Taken together, leading banking houses such as Child, Hoare, and Coutts represented a remarkably successful social phenomenon, whose wide-ranging influence ranked alongside the metropolitan merchants and the early industrialists. Nonetheless, they still offered little challenge to the ruling landed orders, finding common cause with their social betters during the revolutionary turbulence of the later Georgian era. The private bankers did not represent a threat to the social pre-eminence of the aristocracy and gentry either. Extensive philanthropy and membership of elite institutions allowed many bankers to mix in gentle circles, but their social advancement rested on their ability to mirror landed values without losing their reputation for commercial responsibility. In a business dedicated to projecting continuity and stability, their domestic arrangements were often a mirror of their professional lives, where longevity and dynastic stability were celebrated as reflections of inner commercial virtues.

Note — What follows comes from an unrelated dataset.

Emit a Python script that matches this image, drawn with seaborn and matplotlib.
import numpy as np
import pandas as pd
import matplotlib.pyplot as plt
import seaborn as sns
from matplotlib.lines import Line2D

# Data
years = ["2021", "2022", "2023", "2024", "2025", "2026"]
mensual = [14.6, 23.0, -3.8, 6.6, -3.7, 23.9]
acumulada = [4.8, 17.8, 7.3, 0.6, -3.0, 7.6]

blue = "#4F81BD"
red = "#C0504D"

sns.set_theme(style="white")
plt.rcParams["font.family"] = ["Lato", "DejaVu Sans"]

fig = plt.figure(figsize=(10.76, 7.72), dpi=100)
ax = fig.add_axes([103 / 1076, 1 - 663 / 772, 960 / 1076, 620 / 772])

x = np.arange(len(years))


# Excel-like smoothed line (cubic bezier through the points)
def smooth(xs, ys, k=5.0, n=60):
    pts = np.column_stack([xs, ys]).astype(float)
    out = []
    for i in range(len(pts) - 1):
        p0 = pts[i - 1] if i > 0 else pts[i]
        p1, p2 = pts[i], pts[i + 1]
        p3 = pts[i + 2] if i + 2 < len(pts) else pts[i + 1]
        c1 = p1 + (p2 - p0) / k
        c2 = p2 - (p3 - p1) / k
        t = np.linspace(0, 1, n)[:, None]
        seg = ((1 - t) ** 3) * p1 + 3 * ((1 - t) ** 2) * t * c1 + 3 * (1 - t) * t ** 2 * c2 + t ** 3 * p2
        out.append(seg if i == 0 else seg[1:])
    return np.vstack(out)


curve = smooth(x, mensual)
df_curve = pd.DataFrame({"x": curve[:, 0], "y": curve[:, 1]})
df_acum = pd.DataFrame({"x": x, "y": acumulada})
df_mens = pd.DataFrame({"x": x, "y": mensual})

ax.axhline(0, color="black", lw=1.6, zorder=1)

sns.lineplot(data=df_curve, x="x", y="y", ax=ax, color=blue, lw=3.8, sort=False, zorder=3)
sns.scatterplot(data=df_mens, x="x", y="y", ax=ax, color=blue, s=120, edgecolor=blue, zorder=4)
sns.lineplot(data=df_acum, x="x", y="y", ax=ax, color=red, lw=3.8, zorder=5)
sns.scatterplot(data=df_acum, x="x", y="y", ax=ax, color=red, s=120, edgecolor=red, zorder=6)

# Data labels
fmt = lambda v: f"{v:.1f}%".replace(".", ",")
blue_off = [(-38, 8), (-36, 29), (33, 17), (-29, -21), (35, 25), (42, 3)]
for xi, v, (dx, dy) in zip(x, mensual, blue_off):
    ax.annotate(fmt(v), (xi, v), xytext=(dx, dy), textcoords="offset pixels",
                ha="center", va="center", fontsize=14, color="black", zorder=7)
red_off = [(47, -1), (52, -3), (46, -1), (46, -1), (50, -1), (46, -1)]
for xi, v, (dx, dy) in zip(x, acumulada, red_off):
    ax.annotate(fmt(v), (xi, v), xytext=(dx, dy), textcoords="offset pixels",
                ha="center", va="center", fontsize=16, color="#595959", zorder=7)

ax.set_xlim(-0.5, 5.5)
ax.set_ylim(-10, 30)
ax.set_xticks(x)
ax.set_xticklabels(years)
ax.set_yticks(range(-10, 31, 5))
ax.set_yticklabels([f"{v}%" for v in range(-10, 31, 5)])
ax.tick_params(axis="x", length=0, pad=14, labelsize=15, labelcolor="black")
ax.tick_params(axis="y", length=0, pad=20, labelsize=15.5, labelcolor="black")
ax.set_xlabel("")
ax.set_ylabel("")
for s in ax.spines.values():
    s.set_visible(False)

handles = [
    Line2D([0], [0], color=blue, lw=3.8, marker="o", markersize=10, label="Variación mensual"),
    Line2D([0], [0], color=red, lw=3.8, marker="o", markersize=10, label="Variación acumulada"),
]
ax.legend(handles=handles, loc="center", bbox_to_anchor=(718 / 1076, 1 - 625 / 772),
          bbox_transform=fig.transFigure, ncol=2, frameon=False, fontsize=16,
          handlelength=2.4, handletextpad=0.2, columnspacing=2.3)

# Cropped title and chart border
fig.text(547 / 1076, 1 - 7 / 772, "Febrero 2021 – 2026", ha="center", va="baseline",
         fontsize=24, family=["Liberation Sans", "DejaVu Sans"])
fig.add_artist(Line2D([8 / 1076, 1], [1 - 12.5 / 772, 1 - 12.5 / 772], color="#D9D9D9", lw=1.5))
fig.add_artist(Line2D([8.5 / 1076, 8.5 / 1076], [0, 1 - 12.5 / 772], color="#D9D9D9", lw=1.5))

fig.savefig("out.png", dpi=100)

On a more personal note, this book has proved one of my enjoyable historical adventures, for surviving banking archives allowed me to study the commercial and landed classes through first-hand exchanges, often at a level of surprising intimacy and friendship. I have rarely come across such rich sources, and they helped me to understand the subtle interplay of societal forces working for both change and continuity. As many readers will quickly recognize, the book owes a great debt to the work of Paul Langford, especially his classic Polite and Commercial People.